At Tuesday’s House Intelligence Committee hearing, Director of National Intelligence James Clapper said, it is a “hardy perennial as long as I have been in the intelligence business, 50 years, leadership intentions in whatever form that is expressed is kind of a basic tenet of what we are to collect and analyze” (see video).

It is, indeed, important to recall previous revelations (see examples below) of US intelligence gathering that targeted foreign leaders over the past several years.

If such practices are perennial, we should assume that the White House and congressional intelligence committee members, in their oversight capacities, have been briefed by the NSA over time (including across the Bush and Obama administrations). Yet, now that recent intelligence practices have come to light – against Chancellor Merkel in particular — some congressional leaders, such as Senator Diane Feinstein, are expressing strong opposition to these methods, and the White House has apparently assured her that “collection on our allies will not continue.”

The record, however, suggests Clapper is being forthright. Consider the following samples:

  • In 2003, news reports, based on a leaked NSA memo, reported that in 2003 the NSA’s surveillance operations included the “interception of the home and office telephones and the emails of UN delegates in New York,” including Security Council members.
  • In 2004, news reports, based on a leaked UK government memo, reported that the British intelligence services had been ordered to cooperate with the 2003 US spying operation at the United Nations after a request from the NSA.
  • In 2010, news reports, based on a leaked document, reported that in 2009 the  Department of State asked US diplomats to collect “passwords, personal encryption keys, and types of V P N versions used” of UN officials.
  • In August 2013, perhaps buried among other revelations, news reports, based on leaked NSA documents, reported that in 2012 the NSA “secretly monitored the U.N.’s internal video conferencing system by decrypting it” and that “the NSA installed bugs in the European Union’s office building in downtown Washington and infiltrated the EU’s computer network.”
  • Yesterday, according to an interview with a leading Australian intelligence expert, Australia has been monitoring political leaders in the Asia Pacific region for the NSA and has used its embassies “to monitor local, essentially, microwave relayed telephone conversations.”

Did the White House and congressional bodies know about these types of activities?

In this morning’s Boston Globe, a former Bush administration official went on the record suggesting that the Bush team did know and that presumably the current administration does as well:

Several current and former US officials said that presidents and their senior national security advisers have long known about which foreign leaders the United States spied on.

“It would be unusual for the White House senior staff not to know the exact source and method of collection,” said Michael Allen, a National Security Council official in the George W. Bush administration. “That information helps a policy maker assess the reliability of the intelligence.”

Allen, the author of book about intelligence reform called “Blinking Red,” said this information often comes to the president during preparation for phone calls or meetings with the foreign leaders.

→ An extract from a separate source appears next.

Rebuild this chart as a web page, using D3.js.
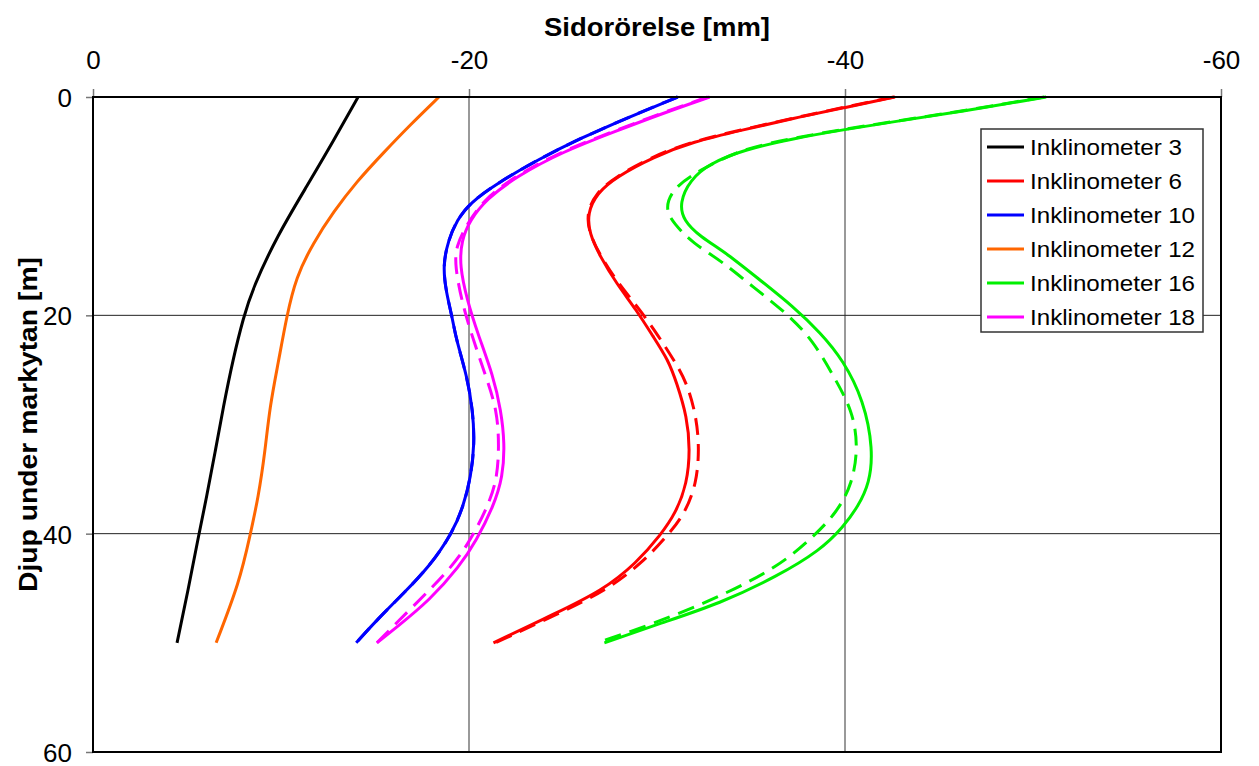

The Boston Globe does not mention that Allen, until two months ago, also served as Majority Staff Director at the House Intelligence Committee. He has that insight as well.

The record of past intelligence gathering and political oversight will likely have different implications, depending on who you ask. Some will argue it shows that the oversight system is broken: political leaders with oversight capacity are only now expressing outrage and opposition once such methods have reached the public. Some will argue, on the contrary, that the system works: longstanding use of such methods along with approval by political officials indicates that the methods have been vetted and considered a vital part of the nation’s security. Regardless of how these debates turn out, we should understand the historical record. Although Clapper’s testimony was vague on the details, in this more general respect, he helped set the record straight.